In 1983, MHP Salud began as a small group of Catholic sisters, religious leaders and volunteers with a shared vision of improving the health of farmworkers.
The group launched its first Community Health Worker (CHW) program two years later. Since then, MHP Salud has expanded across the country and emerged as a national leader in running grassroots CHW programs, providing other organizations training and technical assistance on CHW program best practices and influencing policy discussions at the local, state and national levels.
MHP Salud’s new Program Coordinator, Patria Alguila’s career path has followed a similar growth trajectory. She has risen through the ranks as a volunteer health counselor, a CHW, a CHW supervisor, a trainer of CHWs and their supervisors, and now she serves as Co-Chair of the Florida CHW Coalition where she’s advocating for CHWs at the state level.
Growing up in northeastern Massachusetts, she was inspired by her father who helped residents through his work as a community organizer.
“My father was very much a leader. As I watched my dad organize, I learned the importance of standing up for what’s right, gathering and empowering people,” said Patria
Patria followed her father’s example working as a peer educator in high school.
Later, when she was studying at the University of Central Florida, she attended a presentation by a woman who shared her story about living with HIV. Though Patria had never met anyone who was HIV-positive, after attending the talk, she became involved in the field, providing testing and counseling to young adults.
“I’ve always liked that one-on-one interaction,” she said of working closely with her community. “I grew a passion for it.”
Patria’s passion mixed with her outgoing personality allowed her to make health education fun.
“I’m high energy. It’s how I express myself; I use my face and my hands,” she said.
A few years later, Patria joined Hispanic Health Initiatives in Casselberry, Florida where she soon became supervisor to a team of CHWs.
“I didn’t know at the time that CHW work was a job, or that it would become a national movement,” she said. “Over time, I was able to present myself as a leader.”
In 2011, MHP Salud’s Chief Programming Officer, Colleen Reinert, met Patria, and she instantly sensed those leadership qualities.
“It was clear Patria had served as a CHW in one capacity or another for many years, and she was not only a leader in her own community, but I also saw her ability to mentor and supervise other CHWs,” said Colleen.
Soon after, Colleen hired Patria as a Program Coordinator at MHP Salud where she serves on the Capacity-Building Assistance team. She provides training and technical assistance to Health Centers and other organizations by training CHWs to develop their outreach skills and training CHW program directors on program implementation and supervision.

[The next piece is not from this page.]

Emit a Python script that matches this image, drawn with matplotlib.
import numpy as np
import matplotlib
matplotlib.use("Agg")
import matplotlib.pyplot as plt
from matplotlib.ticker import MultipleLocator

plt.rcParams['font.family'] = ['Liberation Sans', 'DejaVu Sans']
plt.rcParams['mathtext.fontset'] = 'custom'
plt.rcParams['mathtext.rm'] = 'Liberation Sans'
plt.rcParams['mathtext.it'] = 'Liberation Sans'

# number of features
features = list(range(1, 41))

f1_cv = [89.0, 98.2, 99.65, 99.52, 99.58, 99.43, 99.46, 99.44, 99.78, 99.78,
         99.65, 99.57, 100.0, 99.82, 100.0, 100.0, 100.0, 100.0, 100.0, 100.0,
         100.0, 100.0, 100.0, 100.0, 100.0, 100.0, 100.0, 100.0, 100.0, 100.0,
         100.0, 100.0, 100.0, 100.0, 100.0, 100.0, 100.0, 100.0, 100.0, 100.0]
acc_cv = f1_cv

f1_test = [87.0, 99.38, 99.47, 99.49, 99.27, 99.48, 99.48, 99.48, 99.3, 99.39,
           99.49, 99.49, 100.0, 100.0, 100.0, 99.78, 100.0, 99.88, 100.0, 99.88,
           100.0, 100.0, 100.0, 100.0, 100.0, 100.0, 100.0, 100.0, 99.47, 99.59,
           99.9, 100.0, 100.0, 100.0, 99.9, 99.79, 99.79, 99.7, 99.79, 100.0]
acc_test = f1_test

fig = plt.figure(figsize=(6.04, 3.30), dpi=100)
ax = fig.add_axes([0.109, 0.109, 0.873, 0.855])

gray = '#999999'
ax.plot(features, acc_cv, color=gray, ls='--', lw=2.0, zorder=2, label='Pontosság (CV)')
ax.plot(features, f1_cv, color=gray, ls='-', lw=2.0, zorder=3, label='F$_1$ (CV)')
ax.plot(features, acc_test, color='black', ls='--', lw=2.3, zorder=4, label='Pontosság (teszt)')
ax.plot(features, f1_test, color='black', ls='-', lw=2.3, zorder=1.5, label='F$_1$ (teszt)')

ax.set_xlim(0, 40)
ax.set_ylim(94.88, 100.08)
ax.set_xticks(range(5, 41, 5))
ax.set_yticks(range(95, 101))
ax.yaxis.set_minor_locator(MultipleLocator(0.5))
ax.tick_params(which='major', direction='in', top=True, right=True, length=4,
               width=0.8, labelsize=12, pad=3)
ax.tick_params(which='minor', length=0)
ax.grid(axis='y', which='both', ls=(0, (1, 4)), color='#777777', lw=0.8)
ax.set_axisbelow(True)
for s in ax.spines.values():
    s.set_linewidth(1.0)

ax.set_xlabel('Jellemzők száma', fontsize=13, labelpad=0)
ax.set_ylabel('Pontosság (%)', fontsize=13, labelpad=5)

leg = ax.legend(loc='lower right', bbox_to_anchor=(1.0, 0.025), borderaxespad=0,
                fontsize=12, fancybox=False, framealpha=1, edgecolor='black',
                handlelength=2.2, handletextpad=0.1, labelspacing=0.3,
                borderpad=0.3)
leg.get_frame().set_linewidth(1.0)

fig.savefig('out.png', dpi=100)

“It was the perfect career move, transitioning from a CHW supervisor to being able to train other supervisors and stakeholders who want to start up a program or already have one,” she said.

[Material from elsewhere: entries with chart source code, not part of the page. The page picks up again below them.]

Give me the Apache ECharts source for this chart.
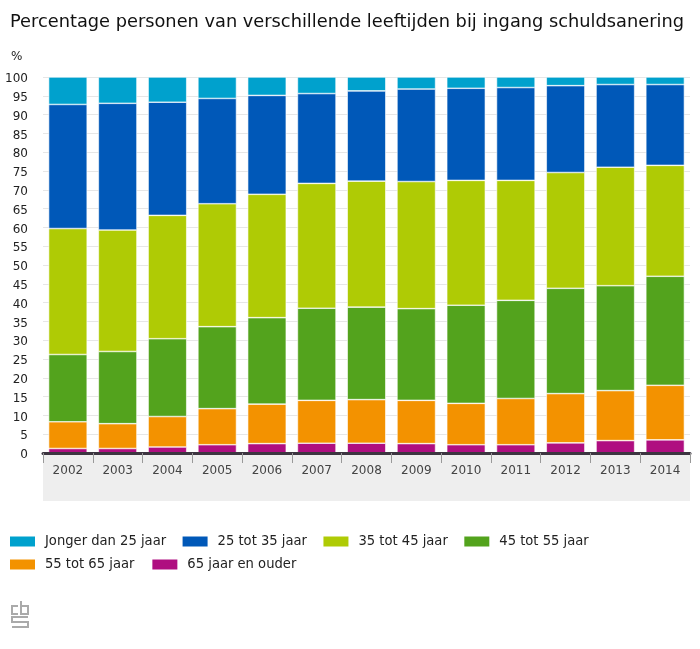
<!DOCTYPE html>
<html><head><meta charset="utf-8">
<style>html,body{margin:0;padding:0;background:#fff}#c{width:700px;height:649px}</style>
<script src="https://cdn.jsdelivr.net/npm/echarts@6/dist/echarts.min.js"></script></head>
<body><div id="c"></div>
<script>
const years=['2002','2003','2004','2005','2006','2007','2008','2009','2010','2011','2012','2013','2014'];
const v65plus=[1.2,1.2,1.6,2.2,2.5,2.6,2.6,2.5,2.2,2.2,2.7,3.3,3.5];
const v55=[7.1,6.6,8.1,9.6,10.5,11.4,11.6,11.5,11.0,12.3,13.1,13.3,14.5];
const v45=[17.9,19.2,20.7,21.8,23.0,24.5,24.6,24.4,26.1,26.1,28.0,27.9,29.0];
const v35=[33.5,32.3,32.8,32.7,32.8,33.2,33.5,33.8,33.2,31.9,30.8,31.5,29.5];
const v25=[33.0,33.7,30.1,28.0,26.3,23.9,24.0,24.6,24.5,24.7,23.1,22.0,21.5];
const vJong=[7.3,7.0,6.7,5.7,4.9,4.4,3.7,3.2,3.0,2.8,2.3,2.0,2.0];
const names=['Jonger dan 25 jaar','25 tot 35 jaar','35 tot 45 jaar','45 tot 55 jaar','55 tot 65 jaar','65 jaar en ouder'];
const title='Percentage personen van verschillende leeftijden bij ingang schuldsanering';
const yTicks=5, yMax=100;
const font='"DejaVu Sans", sans-serif';
const cond='"DejaVu Sans Condensed", "DejaVu Sans", sans-serif';
const stackOrder=[[names[5],v65plus,'#af0e80'],[names[4],v55,'#f39200'],[names[3],v45,'#53a31d'],[names[2],v35,'#afcb05'],[names[1],v25,'#0058b8'],[names[0],vJong,'#00a1cd']];
const logo='#aaaaaa';
const legendBase={left:10,padding:0,width:680,itemWidth:25,itemHeight:10,icon:'rect',itemStyle:{borderWidth:0},
  textStyle:{fontFamily:cond,fontSize:14.6,color:'#222',padding:[0,0,0,5]},selectedMode:false};
const chart=echarts.init(document.getElementById('c'),null,{renderer:'canvas'});
chart.setOption({
 animation:false,backgroundColor:'#fff',
 title:{text:title,left:5,top:8,textStyle:{fontFamily:font,fontSize:17.8,fontWeight:'normal',color:'#111'}},
 legend:[
  Object.assign({},legendBase,{top:534,itemGap:16.5,data:names.slice(0,4)}),
  Object.assign({},legendBase,{top:557,itemGap:18,data:names.slice(4)})
 ],
 grid:{left:43,right:10,top:77,bottom:196,containLabel:false},
 graphic:[
  {type:'rect',z:-1,silent:true,shape:{x:43,y:453,width:647,height:48},style:{fill:'#eeeeee'}},
  {type:'text',x:11,y:51,style:{text:'%',font:'12px '+font,fill:'#222'}},
  {type:'group',x:11,y:601,children:[
    {type:'polyline',shape:{points:[[7,5],[1,5],[1,13],[7,13]]},style:{fill:'none',stroke:logo,lineWidth:2}},
    {type:'polyline',shape:{points:[[10,0],[10,13],[17,13],[17,5],[10,5]]},style:{fill:'none',stroke:logo,lineWidth:2}},
    {type:'polyline',shape:{points:[[17,16],[1,16],[1,21],[17,21],[17,26],[1,26]]},style:{fill:'none',stroke:logo,lineWidth:2}}
  ]}
 ],
 xAxis:{type:'category',z:5,data:years,axisLine:{lineStyle:{color:'#3c3540',width:3}},
  axisTick:{show:true,length:10,alignWithLabel:false,lineStyle:{color:'#999',width:1}},
  axisLabel:{fontFamily:font,fontSize:12,color:'#444',margin:12},splitLine:{show:false}},
 yAxis:{type:'value',min:0,max:yMax,interval:yTicks,axisLine:{show:false},axisTick:{show:false},
  axisLabel:{fontFamily:font,fontSize:12,color:'#222',margin:15,verticalAlign:'top',lineHeight:4},
  splitLine:{lineStyle:{color:'#e6e6e6',width:1}}},
 series:stackOrder.map(([n,d,c])=>({name:n,type:'bar',stack:'a',data:d,barWidth:38.6,itemStyle:{color:c,borderColor:'#fff',borderWidth:0.6},
   emphasis:{disabled:true}}))
});
</script></body></html>
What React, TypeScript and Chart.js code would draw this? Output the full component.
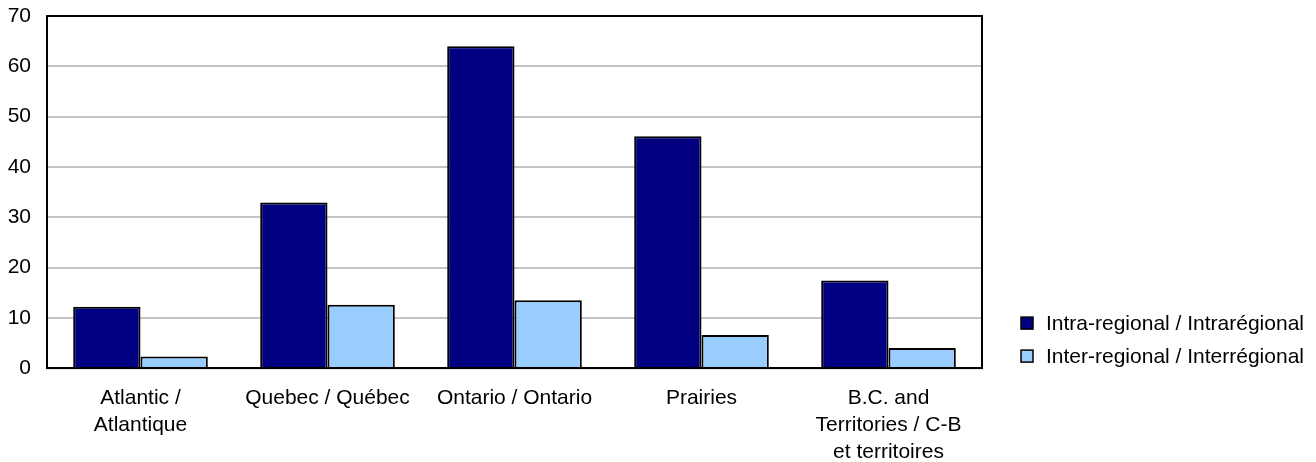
import React, { useEffect, useRef } from "react";
import { Chart, registerables } from "chart.js";

Chart.register(...registerables);

const categories: (string | string[])[] = [
  ["Atlantic /", "Atlantique"],
  "Quebec / Québec",
  "Ontario / Ontario",
  "Prairies",
  ["B.C. and", "Territories / C-B", "et territoires"],
];

const intraRegional = [12.2, 32.9, 64.0, 46.1, 17.4];
const interRegional = [2.3, 12.6, 13.5, 6.6, 4.0];

const seriesLabels = ["Intra-regional / Intrarégional", "Inter-regional / Interrégional"];
const seriesColors = ["#000080", "#99ccff"];

const yMin = 0;
const yMax = 70;
const yStep = 10;

const FONT_FAMILY = "'Liberation Sans', Arial, Helvetica, sans-serif";
const FONT_SIZE = 21;
const LINE_HEIGHT = 1.3;
const TICK_PADDING = 16;

// Black frame around the plot area.
const framePlugin = {
  id: "plotFrame",
  afterDatasetsDraw(chart: any) {
    const { ctx, chartArea } = chart;
    ctx.save();
    ctx.strokeStyle = "#000000";
    ctx.lineWidth = 2;
    ctx.strokeRect(chartArea.left, chartArea.top, chartArea.right - chartArea.left, chartArea.bottom - chartArea.top);
    ctx.restore();
  },
};

// Legend placed to the right of the plot, near the bottom.
const sideLegendPlugin = {
  id: "sideLegend",
  afterDraw(chart: any) {
    const { ctx, chartArea } = chart;
    const datasets = chart.data.datasets;
    const boxX = chartArea.right + 39;
    const textX = boxX + 25;
    const rowGap = 33;
    const firstRowY = chartArea.bottom - 12 - rowGap * (datasets.length - 1);
    ctx.save();
    ctx.font = `${FONT_SIZE}px ${FONT_FAMILY}`;
    ctx.textBaseline = "middle";
    ctx.textAlign = "left";
    datasets.forEach((ds: any, i: number) => {
      const y = firstRowY + i * rowGap;
      ctx.fillStyle = ds.backgroundColor;
      ctx.fillRect(boxX, y - 6, 12, 12);
      ctx.strokeStyle = "#000000";
      ctx.lineWidth = 1.5;
      ctx.strokeRect(boxX, y - 6, 12, 12);
      ctx.fillStyle = "#000000";
      ctx.fillText(ds.label, textX, y + 1);
    });
    ctx.restore();
  },
};

export default function App() {
  const canvasRef = useRef<HTMLCanvasElement | null>(null);

  useEffect(() => {
    if (!canvasRef.current) return;
    const chart = new Chart(canvasRef.current, {
      type: "bar",
      data: {
        labels: categories,
        datasets: [
          {
            label: seriesLabels[0],
            data: intraRegional,
            backgroundColor: seriesColors[0],
            borderColor: "#000000",
            borderWidth: 2,
            categoryPercentage: 0.72,
            barPercentage: 1.0,
          },
          {
            label: seriesLabels[1],
            data: interRegional,
            backgroundColor: seriesColors[1],
            borderColor: "#000000",
            borderWidth: 2,
            categoryPercentage: 0.72,
            barPercentage: 1.0,
          },
        ],
      },
      options: {
        animation: false,
        responsive: true,
        maintainAspectRatio: false,
        layout: { padding: { left: 8, top: 16, right: 334, bottom: 0 } },
        plugins: {
          legend: { display: false },
          tooltip: { enabled: false },
          title: { display: false },
        },
        scales: {
          x: {
            grid: { display: false, drawTicks: false },
            border: { display: true, color: "#000000", width: 2 },
            afterFit(scale: any) {
              scale.height = TICK_PADDING + 3 * FONT_SIZE * LINE_HEIGHT;
            },
            ticks: {
              color: "#000000",
              padding: TICK_PADDING,
              maxRotation: 0,
              autoSkip: false,
              font: { family: FONT_FAMILY, size: FONT_SIZE, lineHeight: LINE_HEIGHT },
            },
          },
          y: {
            min: yMin,
            max: yMax,
            grid: { color: "#c4c4c4", lineWidth: 2, drawTicks: false },
            border: { display: true, color: "#000000", width: 2 },
            afterFit(scale: any) {
              scale.width = 39;
              scale.paddingTop = 0;
              scale.paddingBottom = 0;
            },
            ticks: {
              stepSize: yStep,
              color: "#000000",
              padding: TICK_PADDING,
              font: { family: FONT_FAMILY, size: FONT_SIZE, lineHeight: LINE_HEIGHT },
            },
          },
        },
      },
      plugins: [framePlugin, sideLegendPlugin],
    });
    return () => chart.destroy();
  }, []);

  return (
    <div style={{ position: "absolute", left: 0, top: 0, width: 1316, height: 462, overflow: "hidden", background: "#ffffff" }}>
      <div style={{ position: "relative", width: 1316, height: 466 }}>
        <canvas ref={canvasRef} />
      </div>
    </div>
  );
}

This work has taken her across the country, where she’s provided trainings in Florida, New York, Chicago and Texas.
“My favorite thing about training is getting to know the trainees, listening to their stories and interacting with them,” she said. “I like to educate and give the information that we have, but I also learn so much from their experiences.”
Her contagious enthusiasm is evident in the feedback she gets from participants after trainings.
One anonymous training participant said, “What I enjoyed most is that the trainer Patria made it engaging and interesting. I never once felt sleepy and the day was so wonderful that you did not want to stop learning and sharing.”
With her growing success, Patria was offered a position as the Co-Chair of the Florida Community Health Worker Coalition, a group of volunteers that promotes the CHW profession in Florida.
Since becoming Co-Chair, Patria facilitates the coalition’s meetings and sub-groups, attends conferences, conducts research on other states’ work with CHWs and reports that information back to the Coalition and MHP Salud. Most recently, the Coalition successfully made CHW work a certified profession in the state. Through this work, Patria has been able to meet with a state representative and several state commissioners.
“Although I don’t always feel like I’m well-versed on the policy, what I’ve learned is that a lot of policymakers don’t know what a CHW is,” she said. “So I have the opportunity to share my stories.”
As for advice to CHWs looking to develop professionally, she says joining larger networks, such as committees or state coalitions is key.
“If enough of us are able to share our stories, we will have a stronger voice,” she said.
Now that Patria has worked in the community as a CHW, a supervisor and now a trainer, she wants to take that experience and apply it towards advocating for systemic changes to improve community health.
Looking back, Patria says she wouldn’t trade her long journey of moving up through the ranks of CHW work for a more direct route via graduate school after finishing college.
“Getting degrees and studying may get you more credibility, but by no means is that comparable to the heart and the experience people have in serving the community,” she said.